I am a supporter of free speech and expression. As you’d imagine, I get plenty of ‘But we won’t have any problems if everyone is respectful of others’ sentiments’. The problem with that idea is that it soon becomes a race to the bottom.

Sample this:

Bollywood star Aamir Khan’s wife Kiran Rao has to grapple with a legal case over the title of her directorial debut Dhobi Ghat, which premiered at the Toronto international film festival recently.

Claiming that the film title was a sign for creating caste division in the dhobi community, Hindustan Kanojia Organisation of Dhobis chairman Vinod Kumar Kanojia approached the Delhi high court, demanding a change of title before its release in theatres later this year or early next year.

Kanojia requested the censor board to review the film’s title so that it does not encourage caste division in society.

“The film could have been given some other name. It has been given the name to hurt the feelings of the community, which is highly condemned,” Kanojia stated in his petition.

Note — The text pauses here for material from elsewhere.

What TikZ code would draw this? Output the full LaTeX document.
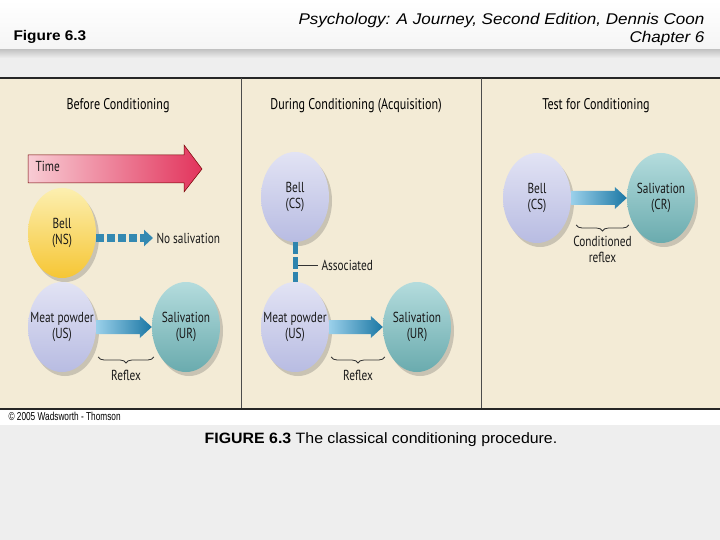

We are fast descending into a nation of offence-takers; it is our national pastime. There is little doubt that law will support the producers, but law doesn’t matter here. Amit Varma put it nicely in his column Mobs Are Above The Law. If a mob disrupts screenings and theatre-owners decide to not screen the movie, it doesn’t matter to the producer what the court verdict was: It is just a piece of paper he has.